1962 Vega E-30D

The Vega company of Boston was both highly regarded and highly successful in between the turn of the 20th century and World War II. Their banjos are considered some of the best made during the period, their mandolins are prized among classical players, and their flat-top and archtop guitars compete with the best of Epiphone, Gibson and Martin. They were also a key player in the early field of electrification, putting pickups in just about anything with strings (see my 1930s Vega electric archtop, for example).

However, Vega never fully recovered their innovative spirit (or their sales) after the War. They built some fine archtop guitars into the 1950s, but their focus was increasingly on banjos and guitars were eventually relegated to an afterthought. By the time the firm was bought by Martin in 1970 (in order to capture Vega’s share of the banjo market), Vega was buying acoustic bodies and entire electric guitars from Harmony and slapping their name across the headstock.

While Vega did rely increasingly on parts from other manufacturers in the 1950s and 1960s, they still managed to assemble some interesting guitars. This guitar, a 1962 model E-30D, was cobbled together from fairly high-end components. The body was built by Harmony, and while Harmony is remembered mainly for making cheap beginner-level guitars, they did produce a number of finer instruments in smaller numbers. Built of laminated spruce and maple, the outer veneer of wood is quite nice and attractive. The sunburst finish is very well executed; it is tinged a slightly different color from the neck, indicating that it was finished by Harmony while Vega finished their own neck.

The pickups were built by the Franz company of Astoria, Queens, NY. Franz built pickups appeared on guitars by a variety of brands including Premier, Orpheum, Stewart, and even D’Angelico; these particular units are mostly identified with early Guild guitars, which featured them from 1953 to 1963. In fact, the combination of a laminated spruce/maple body with Franz pickups strongly recalls a contemporary Guild X-175; the sound is quite similar as well. These pickups resemble Gibson P-90s both visually and structurally, but there are subtle differences that give them a brighter sound and hotter output than their Gibson equivalents. The bridge is a Hagstrom adjustable unit (another component associated with Guild). The neck was the only major component actually made by Vega. The profile is probably chunkier than necessary given the adjustable truss rod, but its soft V is still comfortable for chording and lead lines.
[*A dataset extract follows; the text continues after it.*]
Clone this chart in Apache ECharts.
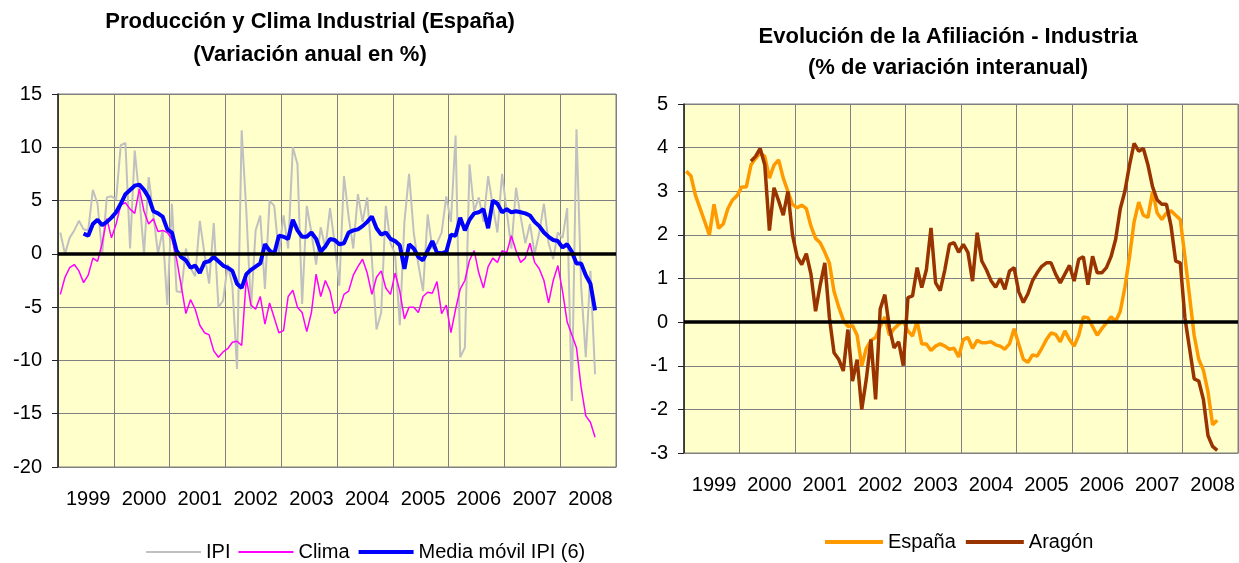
<!DOCTYPE html>
<html lang="es">
<head>
<meta charset="UTF-8">
<title>Producción, clima industrial y afiliación</title>
<script src="https://cdn.jsdelivr.net/npm/echarts@6/dist/echarts.min.js"></script>
</head>
<body style="margin:0;background:#fff">
<div id="main" style="width:1239px;height:563px;"></div>
<script>
// etiquetas de año (una cada 12 meses)
var years = ['1999', '2000', '2001', '2002', '2003', '2004', '2005', '2006', '2007', '2008'];

// grafico izquierdo: variacion anual en %
var ipi = [2.0, 0.0, 1.5, 2.2, 3.1, 2.3, 2.2, 6.0, 4.7, 0.0,
    5.3, 5.4, 5.1, 10.2, 10.4, 0.5, 9.7, 5.3, 0.0, 7.2,
    3.7, 0.0, 2.2, -4.8, 4.7, -3.5, -3.6, 0.5, -1.3, -2.1,
    3.1, 0.0, -2.8, 2.9, -5.0, -4.4, -1.0, -3.0, -10.8, 11.6,
    4.0, -5.2, 2.2, 3.6, -3.3, 5.0, 4.5, 0.0, 3.6, 0.5,
    10.0, 8.4, -4.7, 4.5, 2.0, -1.0, 2.5, 0.5, 4.3, 1.0,
    -3.0, 7.3, 3.5, 0.5, 5.6, 3.0, 5.3, -0.5, -7.1, -5.5,
    4.5, 1.0, 0.0, -6.7, 3.0, 7.5, 2.0, -1.0, -3.5, 3.7,
    0.5, 1.0, 2.0, 5.4, 3.0, 11.1, -9.7, -8.8, 8.4, 4.0,
    5.3, 3.0, 7.3, 4.5, 2.0, 7.5, 4.0, 0.5, 6.2, 3.5,
    1.0, 2.8, 0.0, 2.0, 4.7, 1.0, -0.5, 2.0, 1.5, 4.3,
    -13.8, 11.7, -3.0, -9.7, -1.6, -11.3];
var clima = [-3.8, -2.2, -1.3, -1.0, -1.6, -2.7, -2.0, -0.4, -0.7, 1.0,
    3.3, 1.5, 2.8, 4.6, 4.8, 4.2, 3.8, 6.1, 4.0, 2.8,
    3.3, 2.1, 2.2, 2.0, 1.4, -0.5, -3.0, -5.6, -4.3, -5.2,
    -6.7, -7.4, -7.6, -9.1, -9.7, -9.2, -8.9, -8.3, -8.2, -8.6,
    -2.3, -4.8, -5.2, -4.0, -6.6, -4.6, -6.0, -7.4, -7.2, -4.0,
    -3.4, -5.0, -5.5, -7.3, -5.5, -1.9, -4.0, -2.5, -3.5, -5.6,
    -5.2, -3.8, -3.5, -2.0, -1.2, -0.5, -1.8, -3.8, -2.2, -1.6,
    -3.2, -3.8, -1.8, -3.5, -6.1, -5.0, -5.0, -5.5, -4.0, -3.6,
    -3.7, -2.6, -5.6, -4.8, -7.4, -5.2, -3.3, -2.5, -0.6, 0.3,
    -1.8, -3.2, -1.2, -0.4, -0.8, 0.3, 0.1, 1.7, 0.3, -0.8,
    -0.4, 1.0, -0.8, -1.4, -2.5, -4.6, -2.5, -1.1, -3.5, -6.4,
    -7.6, -8.8, -12.5, -15.2, -15.8, -17.2];
var mediaIpi = [null, null, null, null, null, 1.9, 1.7, 2.8, 3.2, 2.7,
    3.0, 3.4, 3.9, 4.7, 5.6, 6.0, 6.4, 6.5, 6.0, 5.3,
    4.0, 3.8, 3.5, 2.3, 2.0, 0.3, -0.3, -0.6, -1.3, -1.1,
    -1.8, -0.8, -0.7, -0.3, -0.7, -1.1, -1.3, -1.6, -2.8, -3.2,
    -1.9, -1.5, -1.2, -0.9, 0.9, 0.3, 0.0, 1.7, 1.6, 1.4,
    3.2, 2.2, 1.6, 1.6, 2.0, 1.4, 0.2, 0.7, 1.4, 1.3,
    0.9, 1.0, 2.0, 2.2, 2.3, 2.6, 3.0, 3.5, 2.4, 1.8,
    2.0, 1.4, 1.2, 0.8, -1.4, 0.9, 0.5, -0.3, -0.6, 0.3,
    1.2, 0.1, 0.05, 0.2, 1.8, 1.7, 3.4, 2.2, 3.2, 3.8,
    3.9, 4.2, 2.4, 5.0, 4.7, 3.9, 4.2, 3.9, 4.0, 3.9,
    3.8, 3.6, 3.0, 2.6, 2.0, 1.6, 1.3, 1.2, 0.6, 0.9,
    0.2, -0.9, -0.9, -2.0, -2.8, -5.3];

// grafico derecho: % de variacion interanual de la afiliacion
var espana = [3.46, 3.35, 2.9, 2.6, 2.3, 2.0, 2.7, 2.15, 2.25, 2.6,
    2.8, 2.9, 3.1, 3.1, 3.6, 3.75, 3.88, 3.8, 3.3, 3.6,
    3.72, 3.3, 3.0, 2.7, 2.62, 2.68, 2.6, 2.2, 1.92, 1.82,
    1.6, 1.35, 0.7, 0.35, 0.05, -0.1, -0.08, -0.3, -1.0, -0.6,
    -0.42, -0.35, -0.1, 0.12, -0.3, -0.15, -0.05, 0.02, -0.2, -0.32,
    0.02, -0.5, -0.5, -0.65, -0.55, -0.5, -0.55, -0.62, -0.6, -0.8,
    -0.4, -0.35, -0.6, -0.42, -0.47, -0.47, -0.45, -0.52, -0.55, -0.62,
    -0.5, -0.15, -0.5, -0.85, -0.92, -0.75, -0.78, -0.6, -0.4, -0.25,
    -0.28, -0.45, -0.2, -0.4, -0.55, -0.3, 0.12, 0.1, -0.1, -0.3,
    -0.15, -0.02, 0.12, 0.02, 0.25, 0.8, 1.5, 2.3, 2.75, 2.45,
    2.4, 3.0, 2.5, 2.35, 2.5, 2.55, 2.45, 2.35, 1.5, 0.6,
    -0.3, -0.85, -1.1, -1.6, -2.35, -2.25];
var aragon = [null, null, null, null, null, null, null, null, null, null,
    null, null, null, null, 3.69, 3.8, 3.98, 3.6, 2.1, 3.08,
    2.78, 2.45, 3.0, 2.0, 1.5, 1.32, 1.57, 1.1, 0.25, 0.85,
    1.36, 0.1, -0.7, -0.85, -1.12, -0.17, -1.35, -0.86, -2.0, -1.3,
    -0.4, -1.77, 0.3, 0.63, -0.13, -0.59, -0.45, -1.0, 0.56, 0.6,
    1.25, 0.79, 1.2, 2.16, 0.9, 0.72, 1.2, 1.78, 1.82, 1.6,
    1.78, 1.6, 0.94, 2.05, 1.4, 1.2, 0.95, 0.8, 1.0, 0.75,
    1.17, 1.25, 0.7, 0.45, 0.65, 0.95, 1.13, 1.28, 1.36, 1.36,
    1.1, 0.9, 1.1, 1.3, 0.94, 1.44, 1.5, 0.86, 1.51, 1.13,
    1.13, 1.25, 1.5, 1.9, 2.6, 3.0, 3.6, 4.1, 3.92, 3.98,
    3.6, 3.1, 2.8, 2.7, 2.7, 2.2, 1.4, 1.36, 0.1, -0.6,
    -1.3, -1.35, -1.77, -2.6, -2.85, -2.94];

// 120 meses (10 años)
var meses = [];
for (var i = 0; i < years.length * 12; i++) {
    meses.push(years[Math.floor(i / 12)] + '-' + (i % 12 + 1));
}

var fuente = 'Liberation Sans, Arial, sans-serif';

function ejeX(gridIndex) {
    return {
        type: 'category',
        gridIndex: gridIndex,
        data: meses,
        boundaryGap: true,
        axisLine: { onZero: false, lineStyle: { color: '#808080', width: 1 } },
        axisTick: { show: false },
        splitLine: { show: true, interval: 11, lineStyle: { color: '#808080', width: 1 } },
        axisLabel: {
            interval: function (idx) { return idx % 12 === 6; },
            formatter: function (v, idx) { return years[Math.floor(idx / 12)]; },
            color: '#000', fontFamily: fuente, fontSize: 20, margin: 22
        }
    };
}

function ejeY(gridIndex, min, max, step) {
    return {
        type: 'value',
        gridIndex: gridIndex,
        min: min, max: max, interval: step,
        axisLine: { show: true, lineStyle: { color: '#222', width: 1.5 } },
        axisTick: { show: true, length: 6, lineStyle: { color: '#222' } },
        splitLine: { show: true, lineStyle: { color: '#808080', width: 1 } },
        axisLabel: { color: '#000', fontFamily: fuente, fontSize: 20, margin: 16 }
    };
}

var lineaCero = {
    silent: true, symbol: 'none', label: { show: false },
    lineStyle: { color: '#000', width: 3.5, type: 'solid' },
    data: [{ yAxis: 0 }]
};

var titulo = 'bold 22px ' + fuente;

var myChart = echarts.init(document.getElementById('main'));
var option = {
    animation: false,
    backgroundColor: '#fff',
    graphic: [
        { type: 'text', x: 310, y: 22, style: { text: 'Producción y Clima Industrial (España)', align: 'center', verticalAlign: 'middle', font: titulo, fill: '#000' } },
        { type: 'text', x: 310, y: 55, style: { text: '(Variación anual en %)', align: 'center', verticalAlign: 'middle', font: titulo, fill: '#000' } },
        { type: 'text', x: 948, y: 37, style: { text: 'Evolución de la Afiliación - Industria', align: 'center', verticalAlign: 'middle', font: titulo, fill: '#000' } },
        { type: 'text', x: 948, y: 68, style: { text: '(% de variación interanual)', align: 'center', verticalAlign: 'middle', font: titulo, fill: '#000' } }
    ],
    legend: [
        {
            data: [
                { name: 'IPI', lineStyle: { width: 2 } },
                { name: 'Clima', lineStyle: { width: 2 } },
                { name: 'Media móvil IPI (6)', lineStyle: { width: 4 } }
            ],
            left: 140, top: 537, itemWidth: 55, itemHeight: 10, itemGap: 7,
            itemStyle: { opacity: 0 },
            textStyle: { fontFamily: fuente, fontSize: 20, color: '#000' }
        },
        {
            data: [
                { name: 'España', lineStyle: { width: 4 } },
                { name: 'Aragón', lineStyle: { width: 4 } }
            ],
            left: 818, top: 527, itemWidth: 58, itemHeight: 10, itemGap: 8,
            itemStyle: { opacity: 0 },
            textStyle: { fontFamily: fuente, fontSize: 20, color: '#000' }
        }
    ],
    grid: [
        { left: 58, top: 94, width: 558, height: 373, show: true, backgroundColor: '#FFFFCC', borderColor: '#808080', borderWidth: 1 },
        { left: 684, top: 104, width: 554, height: 349, show: true, backgroundColor: '#FFFFCC', borderColor: '#808080', borderWidth: 1 }
    ],
    xAxis: [ejeX(0), ejeX(1)],
    yAxis: [ejeY(0, -20, 15, 5), ejeY(1, -3, 5, 1)],
    series: [
        {
            name: 'IPI', type: 'line', xAxisIndex: 0, yAxisIndex: 0, data: ipi,
            symbol: 'none', showSymbol: false, color: '#C0C0C0',
            lineStyle: { color: '#C0C0C0', width: 2 }, markLine: lineaCero
        },
        {
            name: 'Clima', type: 'line', xAxisIndex: 0, yAxisIndex: 0, data: clima,
            symbol: 'none', showSymbol: false, color: '#FF00FF',
            lineStyle: { color: '#FF00FF', width: 1.5 }
        },
        {
            name: 'Media móvil IPI (6)', type: 'line', xAxisIndex: 0, yAxisIndex: 0, data: mediaIpi,
            symbol: 'none', showSymbol: false, color: '#0000FF',
            lineStyle: { color: '#0000FF', width: 4 }
        },
        {
            name: 'España', type: 'line', xAxisIndex: 1, yAxisIndex: 1, data: espana,
            symbol: 'none', showSymbol: false, color: '#FF9900',
            lineStyle: { color: '#FF9900', width: 3.5 }, markLine: lineaCero
        },
        {
            name: 'Aragón', type: 'line', xAxisIndex: 1, yAxisIndex: 1, data: aragon,
            symbol: 'none', showSymbol: false, color: '#993300',
            lineStyle: { color: '#993300', width: 3.5 }
        }
    ]
};
myChart.setOption(option);
</script>
</body>
</html>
This combination of parts from Boston, Chicago, New York and Sweden may sound like a jumbled mess, but it actually comprised a well-built, good sounding, easy to play guitar that cost less than several of the bigger names’ equivalent models. Lest we forget, the guitar is also a looker – Vega custom-ordered backwards f-holes on a few models, making them visually distinct from all other brands. The thick burgundy Lucite pickguard was a classy holdover from Vega’s products of the 1940s and 1950s. There was also a version with deluxe appointments, the E-40D, as well as a thinline version (the E-201) and probably others. (Information on Vega banjos from the 1960s is readily available, but little seems to have survived regarding their guitars. I assume that the “D” stood for double pickups and that there were single-pickup versions of each.)
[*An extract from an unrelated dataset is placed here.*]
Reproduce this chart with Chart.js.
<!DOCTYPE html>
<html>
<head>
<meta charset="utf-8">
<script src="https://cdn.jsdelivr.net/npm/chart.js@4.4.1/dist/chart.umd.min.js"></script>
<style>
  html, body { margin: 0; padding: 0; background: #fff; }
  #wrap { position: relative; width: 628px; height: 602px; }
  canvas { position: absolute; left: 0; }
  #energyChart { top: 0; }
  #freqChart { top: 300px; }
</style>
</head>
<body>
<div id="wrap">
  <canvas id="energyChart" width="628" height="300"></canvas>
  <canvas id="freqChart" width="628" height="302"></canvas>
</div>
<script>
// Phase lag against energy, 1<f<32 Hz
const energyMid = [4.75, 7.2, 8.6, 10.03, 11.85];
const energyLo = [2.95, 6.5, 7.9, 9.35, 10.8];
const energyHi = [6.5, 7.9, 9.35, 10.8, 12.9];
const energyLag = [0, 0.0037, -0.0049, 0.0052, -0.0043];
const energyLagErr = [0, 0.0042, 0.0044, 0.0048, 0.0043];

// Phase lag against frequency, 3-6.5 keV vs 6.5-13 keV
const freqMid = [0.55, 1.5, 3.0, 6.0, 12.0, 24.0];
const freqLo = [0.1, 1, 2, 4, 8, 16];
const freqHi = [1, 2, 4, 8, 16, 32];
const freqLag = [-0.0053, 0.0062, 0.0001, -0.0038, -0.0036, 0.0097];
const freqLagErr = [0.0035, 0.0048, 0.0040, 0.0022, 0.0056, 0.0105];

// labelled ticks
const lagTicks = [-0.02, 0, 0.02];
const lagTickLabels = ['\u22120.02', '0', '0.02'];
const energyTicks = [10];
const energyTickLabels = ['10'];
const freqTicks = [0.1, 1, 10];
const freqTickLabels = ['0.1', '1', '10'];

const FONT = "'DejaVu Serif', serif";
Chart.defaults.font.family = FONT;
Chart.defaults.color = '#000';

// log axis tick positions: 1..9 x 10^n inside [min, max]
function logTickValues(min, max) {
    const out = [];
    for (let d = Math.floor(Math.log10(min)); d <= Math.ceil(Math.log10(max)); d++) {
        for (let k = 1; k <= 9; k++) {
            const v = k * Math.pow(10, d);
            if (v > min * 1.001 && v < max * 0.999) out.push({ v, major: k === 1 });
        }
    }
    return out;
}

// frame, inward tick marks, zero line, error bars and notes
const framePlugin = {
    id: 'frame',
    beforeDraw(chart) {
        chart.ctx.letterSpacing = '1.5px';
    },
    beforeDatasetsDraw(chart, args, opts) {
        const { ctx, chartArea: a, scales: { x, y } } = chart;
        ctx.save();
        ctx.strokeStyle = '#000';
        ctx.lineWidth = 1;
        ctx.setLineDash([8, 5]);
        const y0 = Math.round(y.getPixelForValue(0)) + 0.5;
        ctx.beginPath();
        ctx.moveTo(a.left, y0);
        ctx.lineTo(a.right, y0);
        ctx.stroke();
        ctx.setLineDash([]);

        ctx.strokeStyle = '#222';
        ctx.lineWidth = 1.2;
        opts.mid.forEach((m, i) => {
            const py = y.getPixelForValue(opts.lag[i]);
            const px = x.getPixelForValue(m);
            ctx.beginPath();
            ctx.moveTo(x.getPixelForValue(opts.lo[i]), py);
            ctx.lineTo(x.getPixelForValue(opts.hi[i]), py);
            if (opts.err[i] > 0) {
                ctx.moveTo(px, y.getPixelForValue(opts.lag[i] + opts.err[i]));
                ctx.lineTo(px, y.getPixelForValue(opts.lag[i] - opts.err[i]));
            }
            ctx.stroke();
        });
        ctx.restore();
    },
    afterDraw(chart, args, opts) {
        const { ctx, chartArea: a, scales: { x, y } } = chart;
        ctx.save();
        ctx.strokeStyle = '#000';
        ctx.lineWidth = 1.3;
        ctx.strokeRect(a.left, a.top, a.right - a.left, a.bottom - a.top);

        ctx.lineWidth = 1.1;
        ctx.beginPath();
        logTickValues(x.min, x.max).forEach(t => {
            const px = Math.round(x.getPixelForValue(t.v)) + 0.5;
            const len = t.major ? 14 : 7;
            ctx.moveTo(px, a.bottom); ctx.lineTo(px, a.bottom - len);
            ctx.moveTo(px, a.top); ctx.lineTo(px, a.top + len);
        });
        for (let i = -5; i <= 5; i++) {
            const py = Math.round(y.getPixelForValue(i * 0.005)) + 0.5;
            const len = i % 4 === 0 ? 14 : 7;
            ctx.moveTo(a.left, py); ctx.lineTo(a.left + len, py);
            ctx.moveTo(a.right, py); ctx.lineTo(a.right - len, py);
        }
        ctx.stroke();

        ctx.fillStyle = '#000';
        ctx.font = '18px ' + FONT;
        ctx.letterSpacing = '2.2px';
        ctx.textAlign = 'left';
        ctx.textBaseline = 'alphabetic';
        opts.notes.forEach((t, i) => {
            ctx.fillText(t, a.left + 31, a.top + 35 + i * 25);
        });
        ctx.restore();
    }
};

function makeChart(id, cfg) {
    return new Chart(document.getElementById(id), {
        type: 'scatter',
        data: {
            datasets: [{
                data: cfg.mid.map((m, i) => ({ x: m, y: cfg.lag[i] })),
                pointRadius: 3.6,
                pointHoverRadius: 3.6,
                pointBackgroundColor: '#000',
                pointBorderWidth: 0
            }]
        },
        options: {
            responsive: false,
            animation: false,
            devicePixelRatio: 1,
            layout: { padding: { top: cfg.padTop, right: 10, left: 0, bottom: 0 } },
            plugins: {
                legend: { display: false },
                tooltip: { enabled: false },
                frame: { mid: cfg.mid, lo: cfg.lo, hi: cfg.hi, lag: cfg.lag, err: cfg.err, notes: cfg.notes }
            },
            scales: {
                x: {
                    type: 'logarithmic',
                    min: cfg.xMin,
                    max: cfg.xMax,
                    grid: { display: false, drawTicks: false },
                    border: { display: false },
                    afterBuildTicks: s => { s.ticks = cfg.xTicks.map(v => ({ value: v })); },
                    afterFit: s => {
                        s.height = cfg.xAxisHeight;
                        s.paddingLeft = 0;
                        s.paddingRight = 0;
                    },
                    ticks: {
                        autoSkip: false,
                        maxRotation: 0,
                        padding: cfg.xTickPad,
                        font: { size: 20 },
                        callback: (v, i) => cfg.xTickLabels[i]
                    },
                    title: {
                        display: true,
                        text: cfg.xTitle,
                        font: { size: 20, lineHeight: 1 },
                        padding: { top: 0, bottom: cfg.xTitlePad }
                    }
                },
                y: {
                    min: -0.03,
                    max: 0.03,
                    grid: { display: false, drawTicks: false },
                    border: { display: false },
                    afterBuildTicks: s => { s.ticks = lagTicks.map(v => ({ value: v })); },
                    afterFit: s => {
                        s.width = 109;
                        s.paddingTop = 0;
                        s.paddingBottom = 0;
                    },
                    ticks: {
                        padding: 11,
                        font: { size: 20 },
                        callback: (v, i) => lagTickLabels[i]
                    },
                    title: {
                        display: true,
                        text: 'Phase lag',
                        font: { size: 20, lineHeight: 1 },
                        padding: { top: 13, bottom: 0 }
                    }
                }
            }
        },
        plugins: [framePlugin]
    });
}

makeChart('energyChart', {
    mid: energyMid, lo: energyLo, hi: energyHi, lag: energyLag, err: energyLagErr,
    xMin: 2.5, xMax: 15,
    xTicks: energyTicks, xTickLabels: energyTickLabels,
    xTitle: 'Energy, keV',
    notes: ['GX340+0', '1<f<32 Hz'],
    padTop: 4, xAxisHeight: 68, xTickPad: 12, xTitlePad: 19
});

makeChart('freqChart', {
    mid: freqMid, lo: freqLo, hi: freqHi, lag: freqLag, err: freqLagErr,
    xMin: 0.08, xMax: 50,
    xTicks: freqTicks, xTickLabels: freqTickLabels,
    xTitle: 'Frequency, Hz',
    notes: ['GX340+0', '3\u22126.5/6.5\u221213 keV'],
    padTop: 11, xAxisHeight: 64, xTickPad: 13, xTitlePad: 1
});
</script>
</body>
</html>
My guitar is as close to mint as you’ll ever find for a guitar in its fifth decade. The only indication of age is the slight thinning of the finish revealing the parallel grain lines in the spruce top. The bridge is all the way down, but curiously there’s almost no gap at the neck joint – not enough to slide a slip of paper through. It plays perfectly as it is, with smooth, low action all the way up the neck. The sound is a classic hollowbody tone, perfect for rockabilly with a little slap-back echo. The neck pickup is great for jazz and blues; the extra treble edge of the Franz pickups avoids the muddiness that often plagues archtops. I have the original green-lined Lifton case, which is nearly as clean as the guitar.